Rebuilding Boardgames: Rob Daviau on SeaFall and the Legacy Games
Lead image courtesy of www.robdaviau.com
Boardgames have always worked in the exact same way every time you play them. In Carcassone you’ll build a massive, sprawling renaissance city-state, in Twilight Imperium you and a small group of friends will simulate the dawn and dusk of an intergalactic power-grab, in Lords of Vegas you’ll develop fledgling casinos and oust the lesser tycoons around you—but that’s it. When it’s over the game goes back into the box. The score sheet is wiped clean, and the victories and failures are forgotten. The next game starts fresh, with the same opportunities available for all players. That might be for the best, because it’d be weird if every time you jumped back into Monopoly your Dad retained his vice grip on Boardwalk, but it’s still a shame when you consider how alive it could feel otherwise. It’s easier to personally identify with a venerable World of Warcraft avatar than a faceless, nameless yellow pawn. But what if there was a boardgame that saved your progress? What if you could use a hand of cards to tell a real, finite story? For designer Rob Daviau, that’s the dream he’s been working towards for the past four years.
“I became a professional game designer in 1998 when I got a job at Hasbro which owns Parker Brothers and Milton Bradley, and I spent 14 years there working on all the traditional brands like Monopoly, Clue and Trivial Pursuit,” says Daviau. “When we were working on a Clue game someone made a comment about how people keep inviting these mass murderers to dinner. Games always reset themselves even though the people change. … I have a background in role-playing games and at the time the TV show Lost was on, so I was taken with the idea of ‘episodic based board-gaming.’”
The first game Daviau applied that concept to was Risk: Legacy. He essentially took the classic, slightly boring family wargame and gave it a continual, fictional hook. You play Risk: Legacy 15 times. Over the course of the campaign you might find yourself ripping up cards or taking a permanent marker to the board—all dependent on the actions the players take.
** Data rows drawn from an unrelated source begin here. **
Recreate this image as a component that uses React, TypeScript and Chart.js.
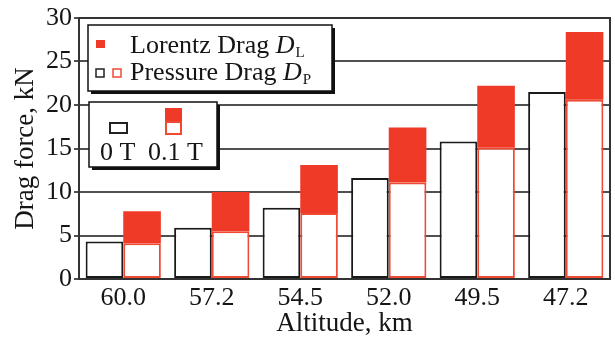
import React, { useEffect, useRef } from "react";
import { Chart, registerables } from "chart.js";

Chart.register(...registerables);

const categories = ["60.0", "57.2", "54.5", "52.0", "49.5", "47.2"];
const pressure0T = [4.3, 5.9, 8.2, 11.6, 15.8, 21.5];
const pressure01T = [4.1, 5.5, 7.6, 11.1, 15.1, 20.6];
const lorentz01T = [3.7, 4.5, 5.5, 6.3, 7.1, 7.8];
const yTicks = [0, 5, 10, 15, 20, 25, 30];

const FONT = "'Liberation Serif', 'Times New Roman', serif";
const RED = "#ee3a26";
const RED_LINE = "#f04a34";
const INK = "#151515";

function shadowBox(ctx: CanvasRenderingContext2D, x: number, y: number, w: number, h: number) {
  ctx.fillStyle = "#111";
  ctx.fillRect(x + 3, y + 3, w, h);
  ctx.fillStyle = "#fff";
  ctx.fillRect(x, y, w, h);
  ctx.strokeStyle = "#111";
  ctx.lineWidth = 1.5;
  ctx.strokeRect(x, y, w, h);
}

function labelWithSub(ctx: CanvasRenderingContext2D, main: string, sym: string, sub: string, x: number, y: number) {
  ctx.fillStyle = INK;
  ctx.textBaseline = "alphabetic";
  ctx.textAlign = "left";
  ctx.font = `26px ${FONT}`;
  ctx.fillText(main, x, y);
  let cx = x + ctx.measureText(main).width;
  ctx.font = `italic 26px ${FONT}`;
  ctx.fillText(sym, cx, y);
  cx += ctx.measureText(sym).width + 1;
  ctx.font = `15px ${FONT}`;
  ctx.fillText(sub, cx, y + 4);
}

const framePlugin = {
  id: "frame",
  afterDatasetsDraw(chart: any) {
    const { ctx, chartArea: a } = chart;
    ctx.save();
    ctx.strokeStyle = "#333";
    ctx.lineWidth = 2;
    ctx.beginPath();
    ctx.moveTo(a.left, a.top);
    ctx.lineTo(a.right, a.top);
    ctx.lineTo(a.right, a.bottom);
    ctx.stroke();
    ctx.restore();
  },
  afterDraw(chart: any) {
    const { ctx, chartArea: a } = chart;
    const L = a.left;
    const T = a.top;
    ctx.save();
    // legend 1
    shadowBox(ctx, L + 9, T + 7, 244, 66);
    ctx.fillStyle = RED;
    ctx.fillRect(L + 17, T + 22, 9, 8);
    labelWithSub(ctx, "Lorentz Drag ", "D", "L", L + 51, T + 35);
    ctx.lineWidth = 1.5;
    ctx.strokeStyle = "#222";
    ctx.strokeRect(L + 17, T + 51, 8, 8);
    ctx.strokeStyle = RED_LINE;
    ctx.strokeRect(L + 34, T + 51, 8, 8);
    labelWithSub(ctx, "Pressure Drag ", "D", "P", L + 51, T + 62);
    // legend 2
    shadowBox(ctx, L + 10, T + 84, 128, 65);
    ctx.lineWidth = 2;
    ctx.strokeStyle = "#222";
    ctx.strokeRect(L + 31, T + 105, 17, 10);
    ctx.fillStyle = RED;
    ctx.fillRect(L + 86, T + 90, 17, 13);
    ctx.strokeStyle = RED_LINE;
    ctx.strokeRect(L + 87, T + 104, 15, 12);
    ctx.fillStyle = INK;
    ctx.font = `26px ${FONT}`;
    ctx.textAlign = "left";
    ctx.textBaseline = "alphabetic";
    ctx.fillText("0 T", L + 21, T + 142);
    ctx.fillText("0.1 T", L + 69, T + 142);
    ctx.restore();
  },
};

export default function App() {
  const ref = useRef<HTMLCanvasElement>(null);
  useEffect(() => {
    document.body.style.margin = "0";
    let chart: Chart | null = null;
    let cancelled = false;
    const make = () => {
      if (cancelled) return;
      chart = new Chart(ref.current as HTMLCanvasElement, {
        type: "bar",
        data: {
          labels: categories,
          datasets: [
            {
              label: "Pressure Drag 0 T",
              data: pressure0T,
              backgroundColor: "#ffffff",
              borderColor: "#1a1a1a",
              borderWidth: 2,
              borderSkipped: false,
              stack: "a",
            },
            {
              label: "Pressure Drag 0.1 T",
              data: pressure01T,
              backgroundColor: "#ffffff",
              borderColor: RED_LINE,
              borderWidth: 2,
              borderSkipped: false,
              stack: "b",
            },
            {
              label: "Lorentz Drag 0.1 T",
              data: lorentz01T,
              backgroundColor: RED,
              borderWidth: 0,
              stack: "b",
            },
          ],
        },
        options: {
          responsive: false,
          animation: false,
          devicePixelRatio: 1,
          layout: { padding: { top: 18, right: 5, left: 0, bottom: 0 } },
          plugins: { legend: { display: false }, tooltip: { enabled: false } },
          datasets: { bar: { categoryPercentage: 0.85, barPercentage: 1 } },
          scales: {
            x: {
              stacked: true,
              grid: { display: false, drawTicks: false },
              border: { color: "#333", width: 2 },
              ticks: { color: INK, font: { family: FONT, size: 26 }, padding: 4 },
              title: {
                display: true,
                text: "Altitude, km",
                color: INK,
                font: { family: FONT, size: 27 },
                padding: { top: 0, bottom: 1 },
              },
              afterFit(scale: any) {
                scale.height = 62;
              },
            },
            y: {
              stacked: true,
              min: 0,
              max: 30,
              afterBuildTicks(scale: any) {
                scale.ticks = yTicks.map((v) => ({ value: v }));
              },
              grid: { color: "#505050", lineWidth: 2, tickLength: 5 },
              border: { color: "#333", width: 2 },
              ticks: { color: INK, font: { family: FONT, size: 26 }, padding: 2 },
              title: {
                display: true,
                text: "Drag force, kN",
                color: INK,
                font: { family: FONT, size: 27 },
                padding: { top: 10, bottom: 0 },
              },
              afterFit(scale: any) {
                scale.width = 79;
              },
            },
          },
        },
        plugins: [framePlugin],
      });
    };
    const fonts: any = (document as any).fonts;
    if (fonts && fonts.load) {
      Promise.all([
        fonts.load(`26px "Liberation Serif"`),
        fonts.load(`italic 26px "Liberation Serif"`),
      ])
        .catch(() => null)
        .then(make);
    } else {
      make();
    }
    return () => {
      cancelled = true;
      if (chart) chart.destroy();
    };
  }, []);
  return <canvas ref={ref} width={615} height={341} style={{ display: "block" }} />;
}
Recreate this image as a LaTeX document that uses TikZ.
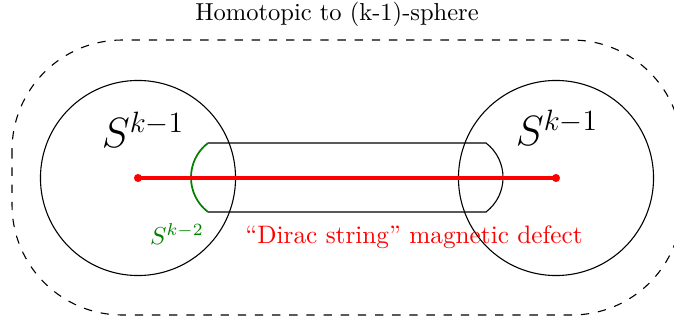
\documentclass[tikz,border=0pt]{standalone}
\usetikzlibrary{calc}
\definecolor{dkgreen}{rgb}{0,0.5,0}
\begin{document}
\begin{tikzpicture}[x=0.408pt,y=-0.408pt,
  sphere/.style={draw,line width=0.45pt},
  envelope/.style={draw,line width=0.45pt,dash pattern=on 3.4pt off 3.6pt,rounded corners=45pt},
  defect/.style={draw=red,line width=1.3pt},
  enddot/.style={circle,fill=red,inner sep=0pt,minimum size=3.3pt},
  lbl/.style={inner sep=0pt}]
\useasboundingbox (0,0) rectangle (674,324);
% dashed envelope
\draw[envelope] (12,40) rectangle (682,315);
% spheres
\node[sphere,circle,minimum size=79.6pt,inner sep=0pt] (L) at (138,178) {};
\node[sphere,circle,minimum size=79.6pt,inner sep=0pt] (R) at (556,178) {};
% tube
\coordinate (tl) at (208,143);
\coordinate (bl) at (208,212);
\coordinate (tr) at (486,143);
\coordinate (br) at (486,212);
\draw[line width=0.45pt] (tl) -- (tr) .. controls (508.7,160.4) and (508.7,194.6) .. (br) -- (bl);
\draw[dkgreen,line width=0.7pt] (tl) .. controls (185.3,160.4) and (185.3,194.6) .. (bl);
% defect
\node[enddot] (a) at (138,178) {};
\node[enddot] (b) at (556,178) {};
\draw[defect] (a.center) -- (b.center);
% labels
\node[lbl] (title) at (337,14) {Homotopic to (k-1)-sphere};
\node[lbl] (s1) at (143,130) {\LARGE $S^{k-1}$};
\node[lbl] (s2) at (557,128) {\LARGE $S^{k-1}$};
\node[lbl,text=dkgreen] (s3) at (177,234) {$S^{k-2}$};
\node[lbl,text=red] (dirac) at (414,237) {\fontsize{10.3}{12}\selectfont ``Dirac string'' magnetic defect};
\end{tikzpicture}
\end{document}
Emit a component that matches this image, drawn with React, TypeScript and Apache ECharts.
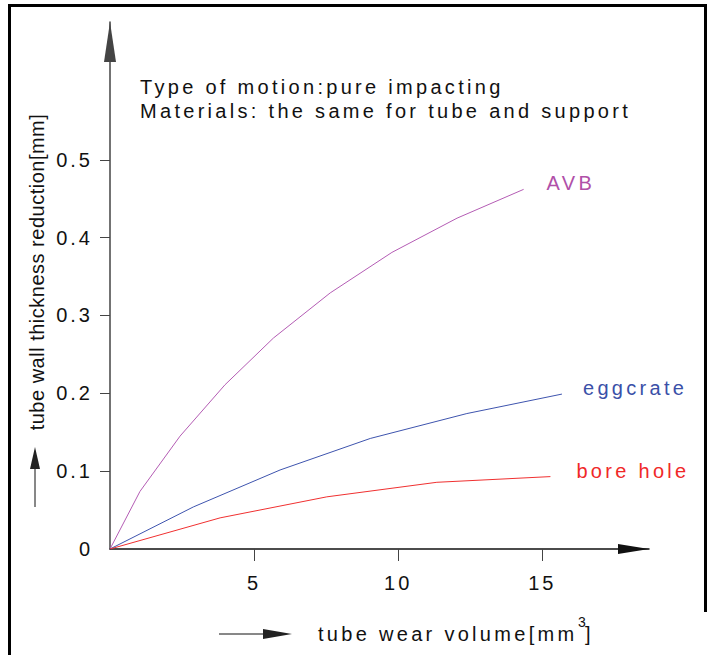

Think of it as a choose-your-own-adventure narrative joined with a boardgame. When you’re done with Risk: Legacy, your copy will look different from anyone else’s. It’s strange to buy a boardgame you can only play a certain number of times, but it’s also kind of compelling.
“It gave me a chance to use a boardgame to do more storytelling than most of them are capable of,” says Daviau. “The president of Hasbro at the time said ‘I’m not totally sure I get all of this, but go for it’ and he kinda put a shield over me and let me do it without any bureaucracy. It took about a year and a half and it died numerous times, but I willed it into existence.”
In 2012 Daviau left Hasbro and started making his own designs that followed a similar philosophy. The first project he released after going independent was Pandemic: Legacy, which takes those same persistent philosophies established in Risk: Legacy to Matt Leacock’s much-loved cooperative game about preventing a viral apocalypse. Pandemic: Legacy is currently the number one rated game on the adjudicating database BoardGameGeek. Needless to say, that counts for a lot.